COUTURE: Left as prez in a mystery in October
LAS CRUCES – Sometime in May, the New Mexico State University Board of Regents plan to select a permanent successor to Barbara Couture, the president whose departure was announced in October for reasons that have never been fully disclosed.
At present, however, the wheels of the search process are beginning to turn in earnest with the publication of presidential job postings in national journals and the efforts of a private consulting firm to turn up suitable candidates.
This month, advertisements seeking applications from presidential candidates began running in several print and online publications, including Inside Higher Ed, the Chronicle of Higher Education, Hispanic Outlook and the Association of Public and Land-grant Universities, the Washington, D.C.-based organization that Couture joined after leaving NMSU. The deadline for applications is March 20.
NMSU also has hired, at a cost of $90,000, a firm called AGB Search, an affiliate of the Association of Governing Boards of Colleges and Universities, to identify and gauge interest from qualified individuals.

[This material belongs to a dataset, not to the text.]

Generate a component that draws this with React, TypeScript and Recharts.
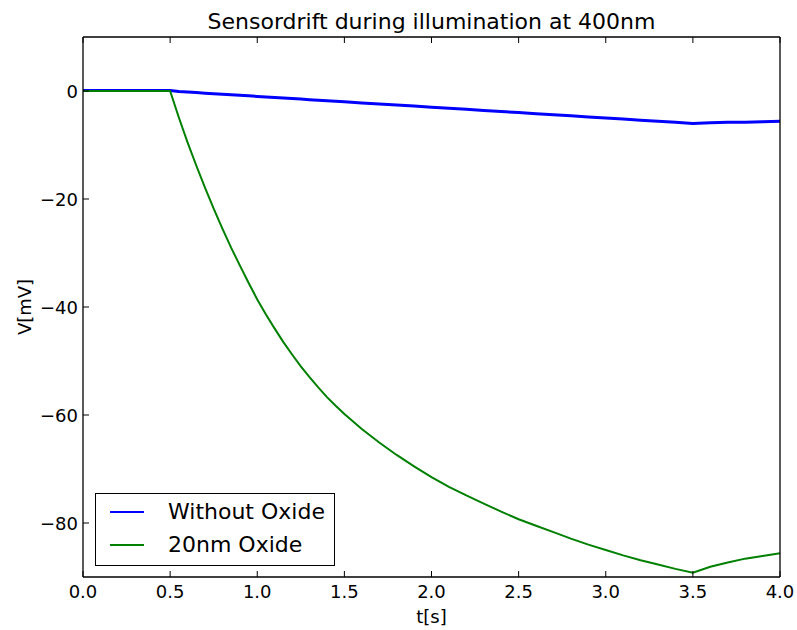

“We are already in contact with a large number of potential candidates,” said Robert W. Lawless, a former University of Tulsa president and AGB Search senior consultant who is helping with the NMSU search. “I’m sure we will continue to get suggestions and nominations, and every single person who is nominated, we will contact.”

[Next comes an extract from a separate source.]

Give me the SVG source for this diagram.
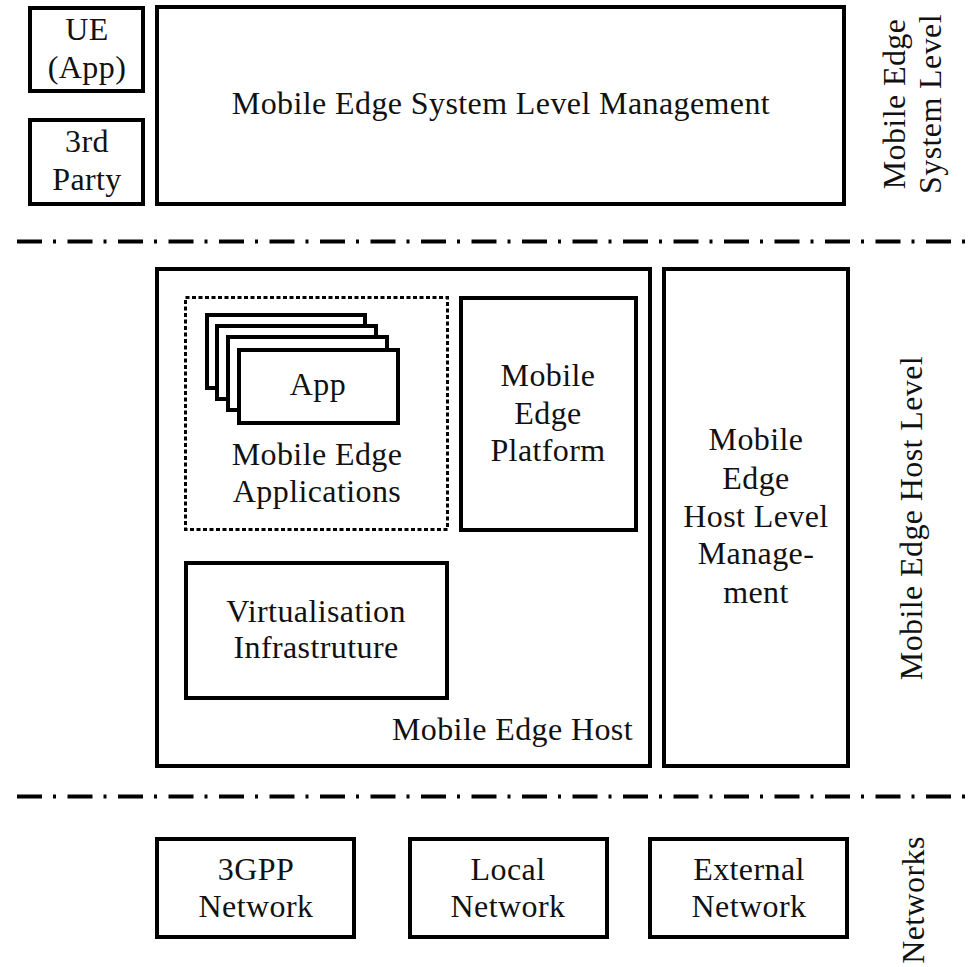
<svg xmlns="http://www.w3.org/2000/svg" width="974" height="967" viewBox="0 0 974 967">
  <style>
    .box { fill: #ffffff; stroke: #000000; stroke-width: 4; }
    .dotted { fill: none; stroke: #000000; stroke-width: 3; stroke-dasharray: 4 2.5; }
    .sep { fill: none; stroke: #000000; stroke-width: 4; stroke-dasharray: 25 11 3 11.5; }
    text { font-family: "Liberation Serif", "DejaVu Serif", serif; font-size: 32px; letter-spacing: 0.4px; fill: #111111; text-anchor: middle; }
    .right { text-anchor: end; }
  </style>

  <rect width="974" height="967" fill="#ffffff"/>

  <!-- level separators -->
  <g id="separators">
    <line class="sep" x1="17" y1="241.5" x2="972" y2="241.5"/>
    <line class="sep" x1="17" y1="796.5" x2="972" y2="796.5"/>
  </g>

  <!-- system level -->
  <g id="ue-app">
    <rect class="box" x="30" y="8" width="113" height="83"/>
    <text x="87" y="40">UE</text>
    <text x="87" y="78">(App)</text>
  </g>
  <g id="third-party">
    <rect class="box" x="30" y="120" width="113" height="84"/>
    <text x="87" y="152">3rd</text>
    <text x="87" y="190">Party</text>
  </g>
  <g id="system-level-management">
    <rect class="box" x="157" y="7" width="687" height="197"/>
    <text x="501" y="114">Mobile Edge System Level Management</text>
  </g>

  <!-- host level -->
  <g id="mobile-edge-host">
    <rect class="box" x="157" y="269" width="493" height="497"/>
    <text class="right" x="633" y="740">Mobile Edge Host</text>
  </g>
  <g id="mobile-edge-applications">
    <rect class="dotted" x="185.5" y="297.5" width="262" height="232"/>
    <rect class="box" x="207" y="315" width="158" height="73"/>
    <rect class="box" x="217" y="326" width="159" height="73"/>
    <rect class="box" x="228" y="337" width="159" height="73"/>
    <rect class="box" x="239" y="350" width="159" height="73"/>
    <text x="318" y="395">App</text>
    <text x="317" y="465">Mobile Edge</text>
    <text x="317" y="502">Applications</text>
  </g>
  <g id="mobile-edge-platform">
    <rect class="box" x="461" y="298" width="175" height="232"/>
    <text x="548" y="386">Mobile</text>
    <text x="548" y="424">Edge</text>
    <text x="548" y="461">Platform</text>
  </g>
  <g id="virtualisation-infrastructure">
    <rect class="box" x="186" y="563" width="261" height="135"/>
    <text x="316" y="622">Virtualisation</text>
    <text x="316" y="658">Infrastruture</text>
  </g>
  <g id="host-level-management">
    <rect class="box" x="664" y="269" width="184" height="497"/>
    <text x="756" y="450">Mobile</text>
    <text x="756" y="489">Edge</text>
    <text x="756" y="527">Host Level</text>
    <text x="756" y="564">Manage-</text>
    <text x="756" y="603">ment</text>
  </g>

  <!-- networks -->
  <g id="network-3gpp">
    <rect class="box" x="157" y="839" width="197" height="98"/>
    <text x="256" y="880">3GPP</text>
    <text x="256" y="917">Network</text>
  </g>
  <g id="network-local">
    <rect class="box" x="410" y="839" width="197" height="98"/>
    <text x="508" y="880">Local</text>
    <text x="508" y="917">Network</text>
  </g>
  <g id="network-external">
    <rect class="box" x="650" y="839" width="197" height="98"/>
    <text x="749" y="880">External</text>
    <text x="749" y="917">Network</text>
  </g>

  <!-- level labels -->
  <g id="level-labels">
    <text transform="translate(905 104) rotate(-90)">Mobile Edge</text>
    <text transform="translate(941 104) rotate(-90)">System Level</text>
    <text transform="translate(922 518) rotate(-90)">Mobile Edge Host Level</text>
    <text transform="translate(924 900) rotate(-90)">Networks</text>
  </g>
</svg>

When NMSU announced the hiring of AGB Search in January, regents’ chairman Mike Cheney said the firm would “make a strong case to candidates who are not necessarily looking for another job, as these individuals frequently make the best hires.”

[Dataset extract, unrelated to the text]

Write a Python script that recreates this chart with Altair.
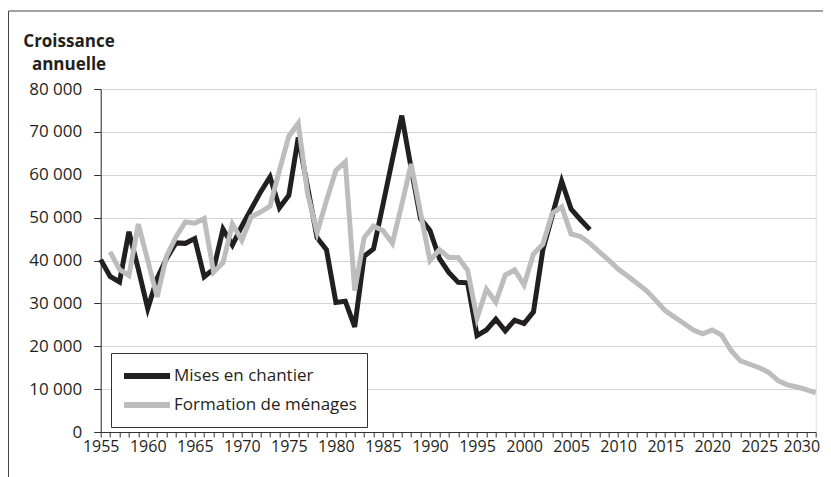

Those potential candidates may come from the business world, government or nonprofit organizations, according to a university spokeswoman.
Lawless said AGB will forward NMSU’s 17-member presidential search committee a complete list of all interested candidates, and the committee will pare the list down to five finalists. The committee plans to bring finalists to campus between April 22 and May 2 for interviews.
After a nearly four-decade period of stability when NMSU was led by three presidents, the land-grant university has seen five permanent presidents and four stints by interim presidents in the last 18 years. Couture, who was hired in late 2009 from her post as senior vice chancellor for academic affairs at the University of Nebraska-Lincoln, left in what Cheney called a “mutually agreeable separation” in October after less than three years. The university gave her a $453,000 contract buyout.
Lawless said some potential candidates may wonder about the turnover in the president’s office, but he did not view it as a major deterrent. During a series of listening sessions regents held around the state to find out what alumni, faculty, staff and students want in the next president, a frequent theme to emerge was a desire for stability.
NMSU is facing many challenges, including dealing with tighter state budgets, attracting and retaining talented faculty, and finding a home in a football-playing athletic conference while taking the field as an independent in 2013.
But, in an introduction posted online for potential candidates, NMSU boasts that: it is among only 2 percent of colleges and universities classified by the Carnegie Foundation for the Advancement of Teaching as a research university with high research activity and is ranked among the top 200 “best colleges” by U.S. News and World Report.
“There are challenges, but each challenge once solved becomes an opportunity, and there is tremendous opportunity at NMSU,” Lawless said.